The data set is deidentified to comply with the Health Insurance Portability and Accountability Act (HIPAA) and the National Institute of Standards and Technology (NIST) Safe Harbor regulations.
• All identifying patient information has been removed from the data set.
• Any patient, encounter, or culture order identification numbers have been anonymized. The anon_id was created by giving each patient an identification number, a random pair of letters, accompanied by a random set of numbers. The pat_enc_csn_id_coded and order_proc_id_coded values were created by giving each encounter number or culture order a prefix (3 for pat_enc_csn_id_coded and 4 for order_proc_id_coded), accompanied by a serialized value based on the initial randomization of the accompanying anon_id.
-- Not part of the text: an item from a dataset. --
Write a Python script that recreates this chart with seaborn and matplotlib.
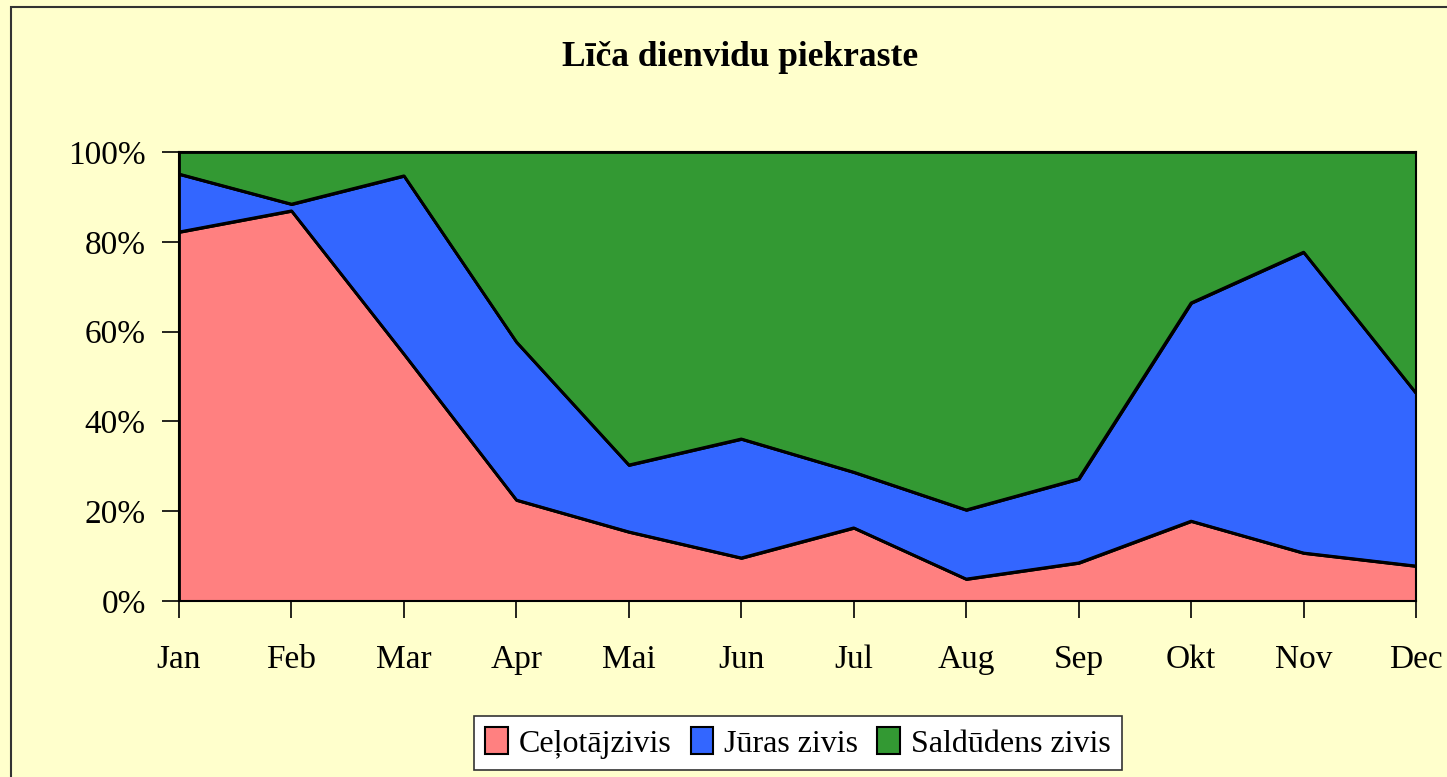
import numpy as np
import pandas as pd
import seaborn as sns
import matplotlib.pyplot as plt
from matplotlib.patches import Rectangle
from matplotlib.ticker import PercentFormatter

months = ['Jan', 'Feb', 'Mar', 'Apr', 'Mai', 'Jun', 'Jul', 'Aug', 'Sep', 'Okt', 'Nov', 'Dec']
celotajzivis = [82.2, 86.9, 55.0, 22.5, 15.4, 9.6, 16.3, 4.9, 8.5, 17.8, 10.7, 7.8]
juras_zivis = [12.9, 1.5, 39.7, 35.2, 14.9, 26.5, 12.4, 15.4, 18.7, 48.6, 67.0, 38.5]
saldudens_zivis = [4.9, 11.6, 5.3, 42.3, 69.7, 63.9, 71.3, 79.7, 72.8, 33.6, 22.3, 53.7]
series_names = ['Ceļotājzivis', 'Jūras zivis', 'Saldūdens zivis']
colors = ['#FF8080', '#3366FF', '#339933']

df = pd.DataFrame({'month': months,
                   series_names[0]: celotajzivis,
                   series_names[1]: juras_zivis,
                   series_names[2]: saldudens_zivis})

sns.set_style('white', {'xtick.bottom': True, 'ytick.left': True,
                        'text.color': 'black', 'xtick.color': 'black',
                        'ytick.color': 'black', 'axes.labelcolor': 'black'})
plt.rcParams['font.family'] = ['Liberation Serif', 'DejaVu Serif']
bg = '#FFFFCC'

fig = plt.figure(figsize=(14.47, 7.77), dpi=100, facecolor=bg)
ax = fig.add_axes([179 / 1447, 176 / 777, (1416 - 179) / 1447, (601 - 152) / 777])
ax.set_facecolor(bg)

x = np.arange(len(months))
vals = df[series_names].to_numpy().T
vals = vals / vals.sum(axis=0) * 100
polys = ax.stackplot(x, vals, colors=colors, labels=series_names,
                     edgecolor='black', linewidth=2)

# boundary lines between the stacked layers
cum = np.cumsum(vals, axis=0)
for row in cum[:-1]:
    sns.lineplot(x=x, y=row, ax=ax, color='black', linewidth=2, legend=False)

ax.set_xlim(0, len(months) - 1)
ax.set_ylim(0, 100)
ax.set_xticks(x)
ax.set_xticklabels(months)
ax.set_yticks(np.arange(0, 101, 20))
ax.yaxis.set_major_formatter(PercentFormatter(decimals=0))
ax.tick_params(axis='both', labelsize=24, length=12, width=1.2, color='black',
               labelcolor='black', direction='out')
ax.tick_params(axis='x', pad=19)
ax.tick_params(axis='y', pad=12)
ax.set_xlabel('')
ax.set_ylabel('')
for s in ax.spines.values():
    s.set_color('black')
    s.set_linewidth(1.5)

fig.text(740 / 1447, 1 - 57 / 777, 'Līča dienvidu piekraste', ha='center', va='center',
         fontsize=25.5, fontweight='bold', color='black')

leg = fig.legend(handles=polys, labels=series_names, loc='center',
                 bbox_to_anchor=(798 / 1447, 1 - 743 / 777), ncol=3, fontsize=23,
                 frameon=True, fancybox=False, edgecolor='#333333', facecolor='white',
                 handlelength=0.7, handleheight=0.9, handletextpad=0.35,
                 columnspacing=0.6, borderpad=0.35, borderaxespad=0)
leg.get_frame().set_linewidth(1.2)
leg.get_frame().set_alpha(1)
for h in leg.legend_handles:
    h.set_edgecolor('black')
    h.set_linewidth(1.5)

fig.patches.append(Rectangle((11 / 1447, -0.1), 1.2, 1 + 0.1 - 7 / 777,
                             transform=fig.transFigure, fill=False,
                             edgecolor='#333333', linewidth=1.5, zorder=0))

fig.savefig('out.png', dpi=100, facecolor=bg)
This allows for each patient’s encounter and culture order identifiers to be linked to the appropriate patient, but remain anonymized.
• Demographic information has been removed except for age and gender. Age has been bucketed into age ranges such as 18-24, 25-34, etc., and gender (male or female) has been adapted to a binary indicator of 0 or 1 without indication of which gender is represented by 0 or 1.
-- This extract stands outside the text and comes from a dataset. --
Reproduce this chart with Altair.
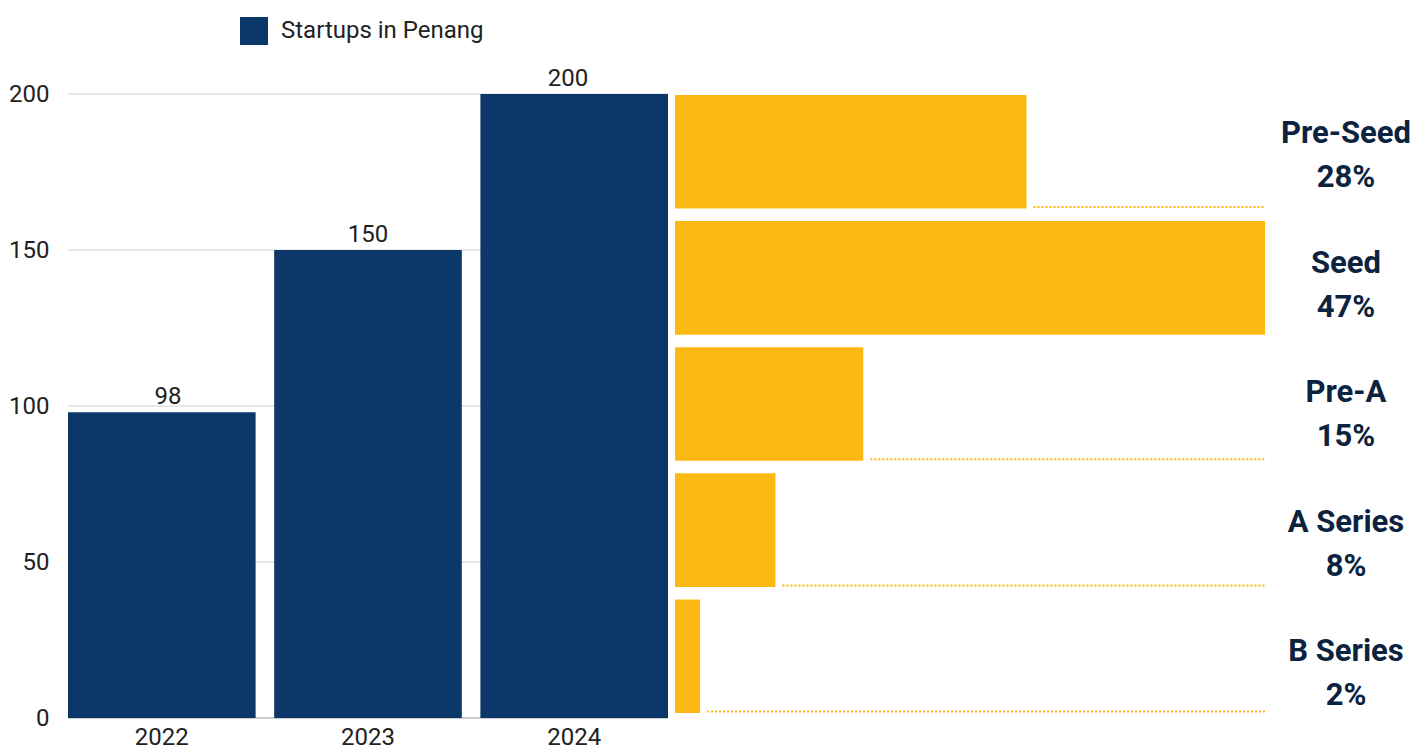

• Dates and times have been offset (jittered) by a random number of days within two months while keeping consistent temporal relationships.
Our Antimicrobial Resistance Microbiological Dataset - East Carolina University Health (ARMD-ECUH) data set is a longitudinal collection of Epic-based EHR from the ECU Health (ECUH) health system of adults (≥18 years old) from 2015 to 2025 (prior to date jittering for deidentification purposes). The data set includes deidentified microbiological laboratory results for blood, urine, and respiratory cultures. Encounter-based vitals, patient demographics, comorbidities, socioeconomic factors quantified by the Area Deprivation Index (ADI), and prior exposures to medications and procedures are included in the data set. All data were collected via a Microsoft Fabric-supported data warehouse, which contains daily updates from ECUH’s Epic Clarity database. The data were queried using Spark SQL in Fabric notebooks.
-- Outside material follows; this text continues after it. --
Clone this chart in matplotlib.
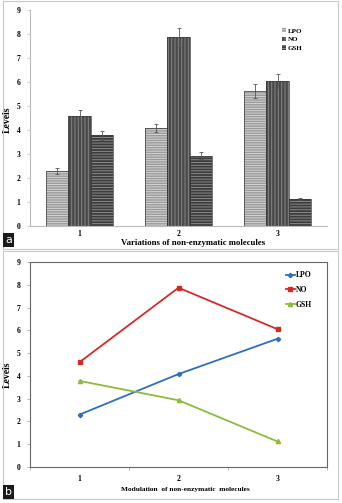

In similar methods described by both ARMD and ARMD-UTSW, all raw data were standardized to assist with future research applications. This standardization includes identifying gender into two anonymized values of “0” or “1” (Null was used for missing gender data), patient ages at the time when the culture was taken were divided into age ranges such as 18-24, 25-34, 35-44, etc. Medication names were also standardized by using generic names. To account for the various reporting methods used by different microbiology laboratories, susceptibility results were consolidated to the values of “susceptible”, “intermediate”, “resistant”, “synergism”, and “inconclusive.” Binary indicators of “0” or “1” were used to designate culture positivity as determined by the inclusion of susceptibility results for positive cultures. Patients with possible active infections were identified by having multiple cultures within the previous two weeks from the encounter and were thus excluded from the data set.
Safe Harbor regulations were utilized for the deidentification process, including removing or anonymizing all patient identifiers. This includes identifiers such as patient ID numbers, encounter ID numbers, and culture order ID numbers, which were anonymized through a process that produced randomized identification numbers consistent between all individual patient records. Socioeconomic factors were identified using the ADI, which requires the use of patient zip codes. Zip codes were removed after the identification of the ADI values. All datetime information has been offset by a randomly assigned number of days per patient, while keeping possible temporal relationships intact. Age and gender for patients were deidentified using the methods described previously.